• **Task input**:
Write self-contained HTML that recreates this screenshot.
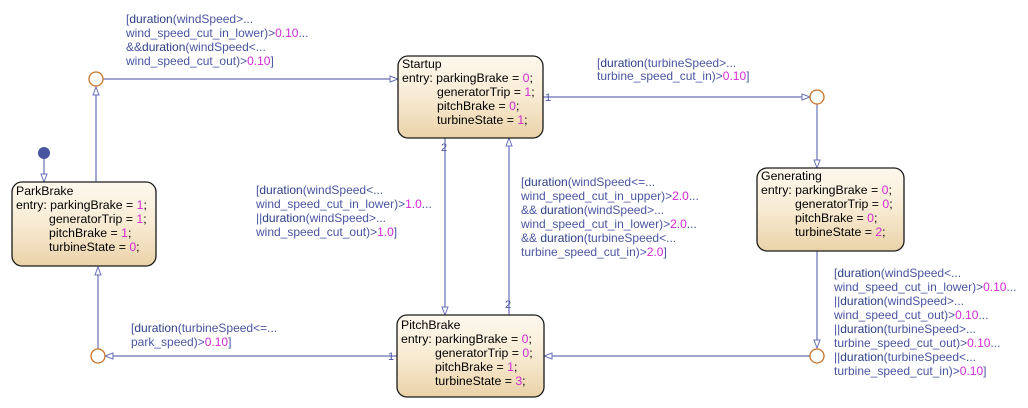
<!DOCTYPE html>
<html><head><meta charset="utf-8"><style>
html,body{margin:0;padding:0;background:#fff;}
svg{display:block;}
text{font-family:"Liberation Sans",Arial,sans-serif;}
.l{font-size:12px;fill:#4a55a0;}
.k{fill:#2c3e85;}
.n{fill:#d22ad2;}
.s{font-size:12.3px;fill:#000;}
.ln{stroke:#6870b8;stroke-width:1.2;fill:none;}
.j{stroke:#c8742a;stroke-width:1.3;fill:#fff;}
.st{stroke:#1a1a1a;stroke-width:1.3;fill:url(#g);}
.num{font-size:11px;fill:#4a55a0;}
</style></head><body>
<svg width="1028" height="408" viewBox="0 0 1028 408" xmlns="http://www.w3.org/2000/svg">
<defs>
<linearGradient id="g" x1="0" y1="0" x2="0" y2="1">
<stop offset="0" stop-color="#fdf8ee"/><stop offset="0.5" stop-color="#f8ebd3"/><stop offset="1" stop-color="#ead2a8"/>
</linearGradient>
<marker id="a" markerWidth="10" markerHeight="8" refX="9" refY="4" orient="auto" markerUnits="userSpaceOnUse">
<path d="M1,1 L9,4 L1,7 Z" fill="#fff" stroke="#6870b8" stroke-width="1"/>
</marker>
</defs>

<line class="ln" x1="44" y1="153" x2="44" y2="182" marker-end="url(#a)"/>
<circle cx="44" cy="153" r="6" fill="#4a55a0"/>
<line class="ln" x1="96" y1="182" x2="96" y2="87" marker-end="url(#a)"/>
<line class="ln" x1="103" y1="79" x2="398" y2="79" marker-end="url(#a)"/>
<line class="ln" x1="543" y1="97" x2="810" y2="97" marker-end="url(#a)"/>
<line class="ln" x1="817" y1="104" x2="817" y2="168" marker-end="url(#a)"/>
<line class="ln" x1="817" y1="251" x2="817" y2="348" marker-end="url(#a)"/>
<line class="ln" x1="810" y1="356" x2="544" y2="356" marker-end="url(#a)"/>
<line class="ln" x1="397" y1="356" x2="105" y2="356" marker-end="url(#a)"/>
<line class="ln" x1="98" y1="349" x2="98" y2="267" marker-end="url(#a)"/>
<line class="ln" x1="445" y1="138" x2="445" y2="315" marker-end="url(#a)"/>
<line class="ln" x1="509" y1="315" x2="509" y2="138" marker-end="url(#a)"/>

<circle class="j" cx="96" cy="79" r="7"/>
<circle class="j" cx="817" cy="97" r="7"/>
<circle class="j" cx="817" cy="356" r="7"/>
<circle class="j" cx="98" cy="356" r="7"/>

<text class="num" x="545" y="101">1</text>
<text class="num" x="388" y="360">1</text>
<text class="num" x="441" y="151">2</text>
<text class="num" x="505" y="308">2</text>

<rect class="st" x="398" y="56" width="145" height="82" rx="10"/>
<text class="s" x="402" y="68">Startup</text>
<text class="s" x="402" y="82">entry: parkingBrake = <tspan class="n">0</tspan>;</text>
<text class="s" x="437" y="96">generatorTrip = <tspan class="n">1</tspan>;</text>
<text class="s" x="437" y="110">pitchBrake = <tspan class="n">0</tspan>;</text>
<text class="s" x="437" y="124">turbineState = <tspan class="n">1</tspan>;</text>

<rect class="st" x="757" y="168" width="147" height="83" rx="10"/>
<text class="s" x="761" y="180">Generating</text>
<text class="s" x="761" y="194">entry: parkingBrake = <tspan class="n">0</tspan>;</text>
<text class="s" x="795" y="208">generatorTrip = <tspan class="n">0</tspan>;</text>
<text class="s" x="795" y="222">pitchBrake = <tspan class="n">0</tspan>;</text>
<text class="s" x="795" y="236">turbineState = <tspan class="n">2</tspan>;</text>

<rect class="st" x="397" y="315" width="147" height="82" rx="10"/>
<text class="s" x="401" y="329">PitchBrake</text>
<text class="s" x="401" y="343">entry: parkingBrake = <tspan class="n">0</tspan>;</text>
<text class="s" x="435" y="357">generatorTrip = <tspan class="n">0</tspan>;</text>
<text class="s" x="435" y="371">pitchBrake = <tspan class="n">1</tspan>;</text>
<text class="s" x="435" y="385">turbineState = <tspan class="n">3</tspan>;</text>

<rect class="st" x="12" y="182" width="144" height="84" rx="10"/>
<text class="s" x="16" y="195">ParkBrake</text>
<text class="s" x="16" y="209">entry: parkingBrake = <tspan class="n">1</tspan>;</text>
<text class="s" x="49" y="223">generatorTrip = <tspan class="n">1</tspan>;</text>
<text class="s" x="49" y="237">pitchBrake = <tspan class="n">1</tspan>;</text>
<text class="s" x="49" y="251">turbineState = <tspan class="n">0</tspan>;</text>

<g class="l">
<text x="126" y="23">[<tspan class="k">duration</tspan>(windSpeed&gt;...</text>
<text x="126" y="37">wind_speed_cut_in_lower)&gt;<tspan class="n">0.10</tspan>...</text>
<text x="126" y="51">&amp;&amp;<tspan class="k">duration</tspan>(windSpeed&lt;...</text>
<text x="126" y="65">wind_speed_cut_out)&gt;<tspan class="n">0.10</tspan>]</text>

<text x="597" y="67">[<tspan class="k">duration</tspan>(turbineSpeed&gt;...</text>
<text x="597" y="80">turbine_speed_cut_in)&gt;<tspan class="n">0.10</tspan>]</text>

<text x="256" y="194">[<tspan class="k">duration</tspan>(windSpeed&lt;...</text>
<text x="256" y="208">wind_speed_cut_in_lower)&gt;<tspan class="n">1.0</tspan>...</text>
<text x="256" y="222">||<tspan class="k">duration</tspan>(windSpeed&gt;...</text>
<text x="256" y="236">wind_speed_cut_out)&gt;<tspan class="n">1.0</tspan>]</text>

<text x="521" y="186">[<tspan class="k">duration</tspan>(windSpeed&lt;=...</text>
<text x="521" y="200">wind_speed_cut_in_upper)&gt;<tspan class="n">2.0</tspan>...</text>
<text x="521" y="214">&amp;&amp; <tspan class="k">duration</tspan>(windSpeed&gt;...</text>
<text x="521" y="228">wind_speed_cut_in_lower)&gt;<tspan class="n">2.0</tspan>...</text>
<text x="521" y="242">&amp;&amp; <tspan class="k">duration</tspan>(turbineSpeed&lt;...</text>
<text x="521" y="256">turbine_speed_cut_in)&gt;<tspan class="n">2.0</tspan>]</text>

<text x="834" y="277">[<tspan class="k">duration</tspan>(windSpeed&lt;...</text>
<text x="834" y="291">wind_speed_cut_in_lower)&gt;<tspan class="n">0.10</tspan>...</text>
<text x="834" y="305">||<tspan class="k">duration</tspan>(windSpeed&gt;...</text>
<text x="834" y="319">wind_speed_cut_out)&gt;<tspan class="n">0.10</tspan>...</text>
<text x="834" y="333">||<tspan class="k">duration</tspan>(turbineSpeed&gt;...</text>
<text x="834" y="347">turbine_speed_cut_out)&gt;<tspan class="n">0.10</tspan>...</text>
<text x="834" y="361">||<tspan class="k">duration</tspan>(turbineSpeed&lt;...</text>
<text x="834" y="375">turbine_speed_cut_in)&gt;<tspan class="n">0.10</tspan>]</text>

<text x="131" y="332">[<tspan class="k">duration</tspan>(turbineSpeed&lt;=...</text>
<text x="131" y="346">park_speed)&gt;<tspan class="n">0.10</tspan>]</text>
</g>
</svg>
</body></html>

---

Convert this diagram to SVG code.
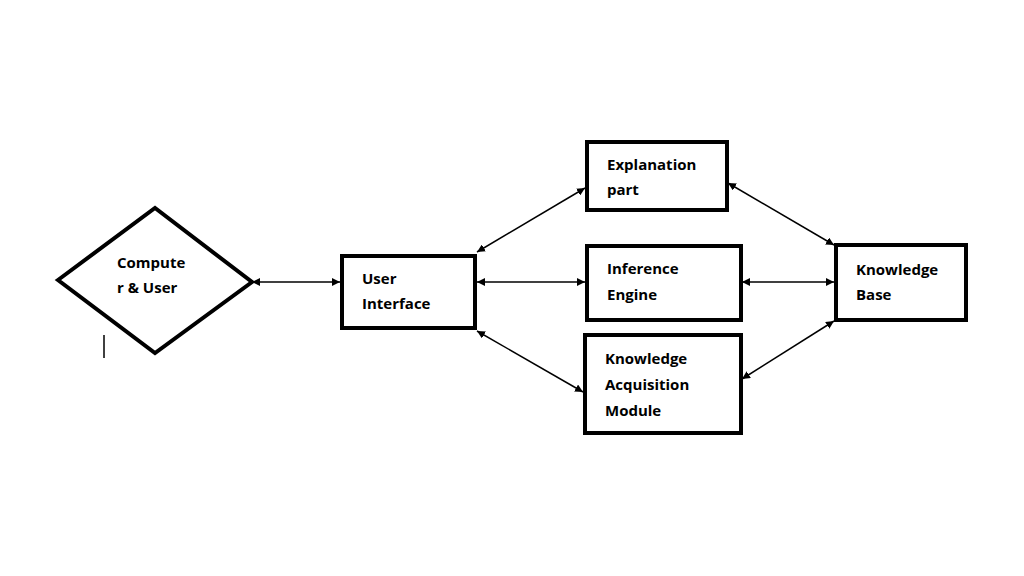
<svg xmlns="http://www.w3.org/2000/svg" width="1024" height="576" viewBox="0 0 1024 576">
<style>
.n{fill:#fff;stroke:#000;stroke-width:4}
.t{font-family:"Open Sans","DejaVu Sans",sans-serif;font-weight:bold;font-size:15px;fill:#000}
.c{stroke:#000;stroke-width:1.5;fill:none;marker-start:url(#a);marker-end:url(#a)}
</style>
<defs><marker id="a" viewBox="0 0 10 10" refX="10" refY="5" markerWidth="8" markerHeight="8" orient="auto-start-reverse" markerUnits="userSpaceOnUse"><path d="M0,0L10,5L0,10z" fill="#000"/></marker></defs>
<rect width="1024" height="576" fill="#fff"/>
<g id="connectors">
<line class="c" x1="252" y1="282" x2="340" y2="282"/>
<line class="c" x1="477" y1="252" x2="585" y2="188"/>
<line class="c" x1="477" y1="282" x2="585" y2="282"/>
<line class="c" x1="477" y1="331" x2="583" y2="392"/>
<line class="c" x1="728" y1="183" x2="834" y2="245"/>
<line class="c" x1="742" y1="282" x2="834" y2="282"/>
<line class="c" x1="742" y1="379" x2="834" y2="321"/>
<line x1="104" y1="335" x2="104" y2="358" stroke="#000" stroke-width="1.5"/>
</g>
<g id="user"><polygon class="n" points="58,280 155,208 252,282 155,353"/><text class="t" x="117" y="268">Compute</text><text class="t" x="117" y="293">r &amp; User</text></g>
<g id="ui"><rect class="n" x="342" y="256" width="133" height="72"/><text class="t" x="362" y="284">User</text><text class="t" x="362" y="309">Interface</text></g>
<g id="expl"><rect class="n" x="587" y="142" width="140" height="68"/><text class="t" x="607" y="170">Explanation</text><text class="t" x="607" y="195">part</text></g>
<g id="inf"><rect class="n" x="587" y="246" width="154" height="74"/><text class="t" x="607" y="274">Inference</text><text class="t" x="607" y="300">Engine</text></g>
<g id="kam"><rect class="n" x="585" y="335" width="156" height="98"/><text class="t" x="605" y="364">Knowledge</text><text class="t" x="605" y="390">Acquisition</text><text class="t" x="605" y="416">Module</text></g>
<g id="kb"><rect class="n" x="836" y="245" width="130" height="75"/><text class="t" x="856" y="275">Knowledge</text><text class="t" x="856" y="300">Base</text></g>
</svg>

---

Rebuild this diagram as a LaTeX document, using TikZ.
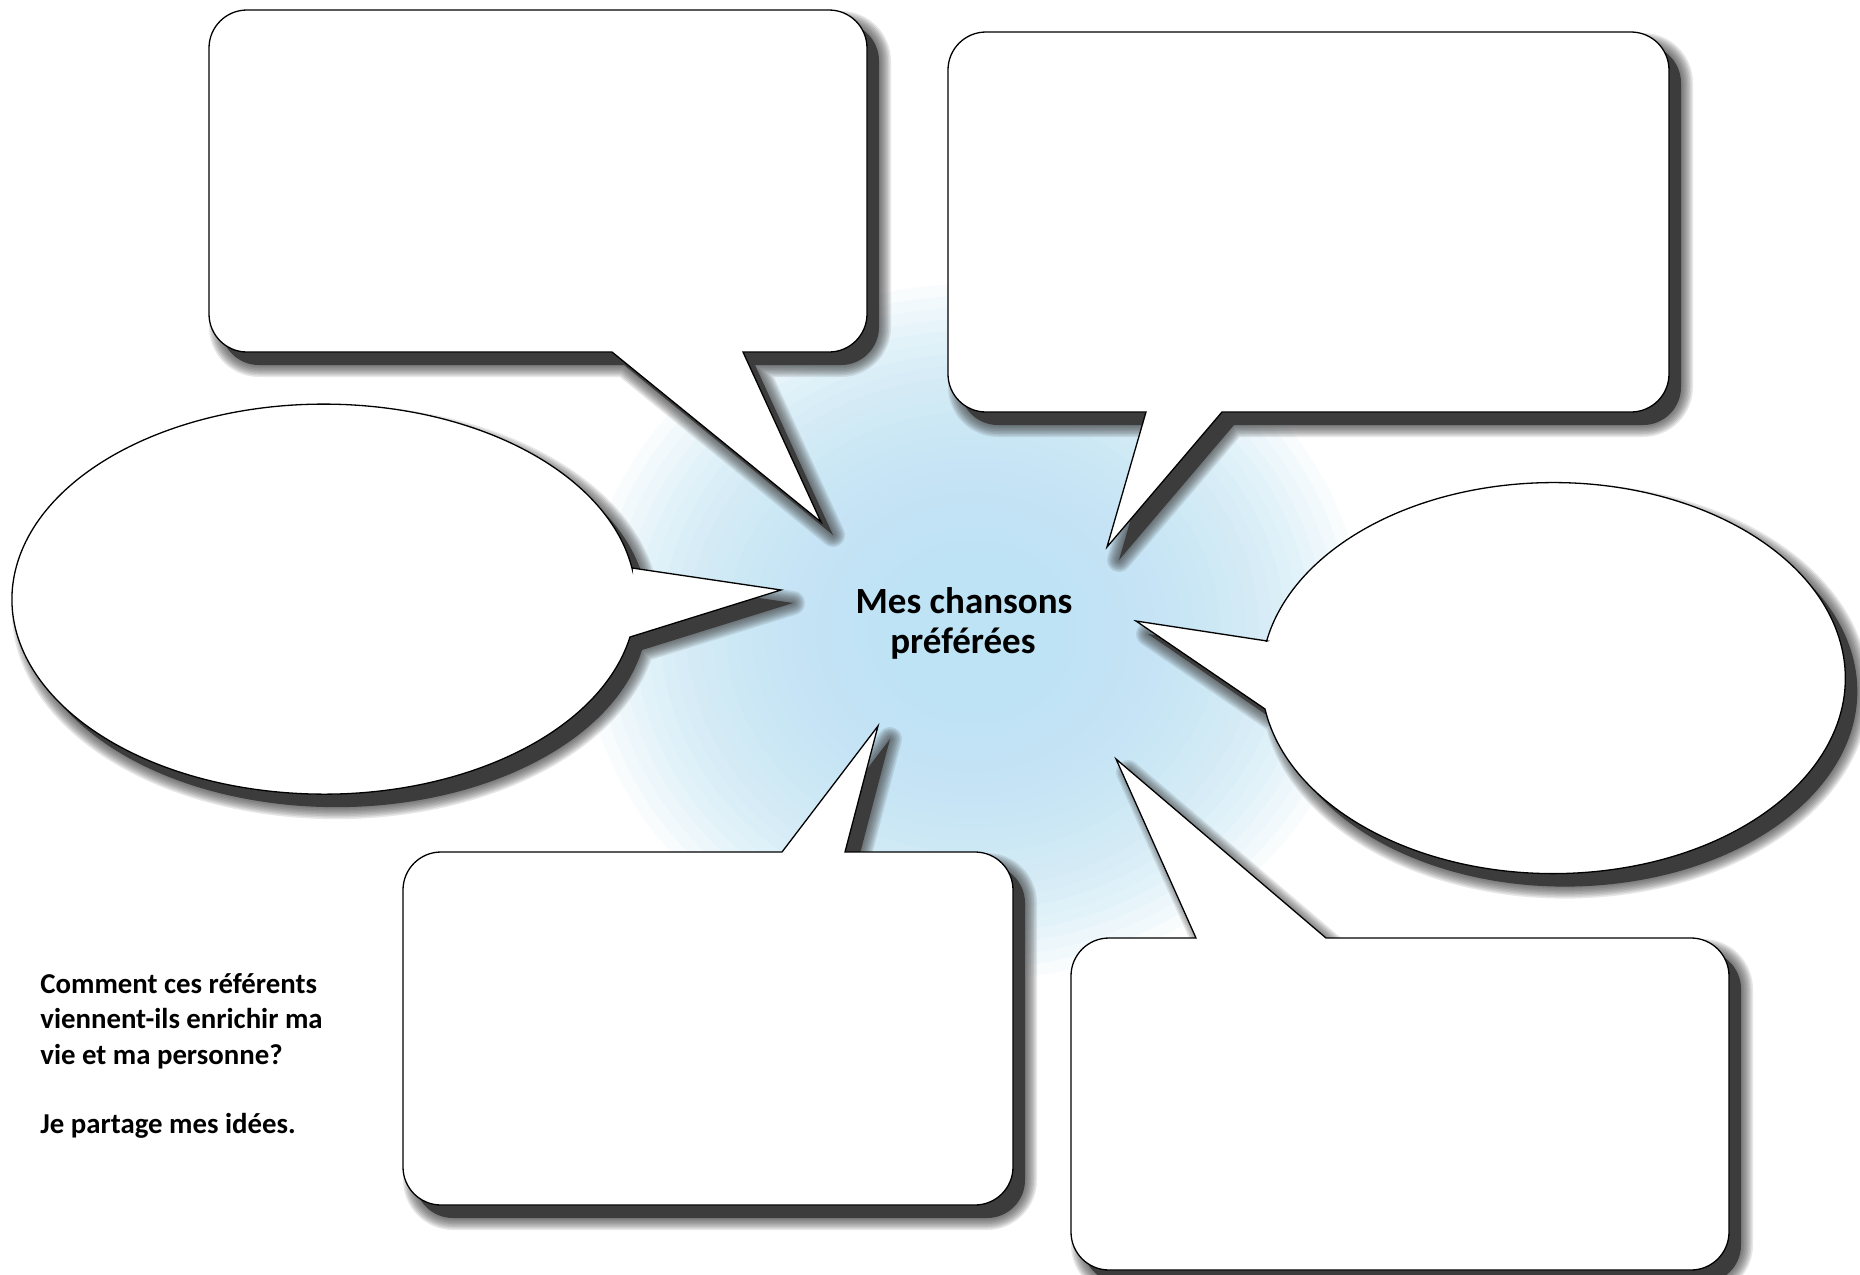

• **Work to do**: Gather each line that holds "diagram".

• **Solution**:
Convert this diagram to SVG code.
Rebuild this diagram as a LaTeX document, using TikZ.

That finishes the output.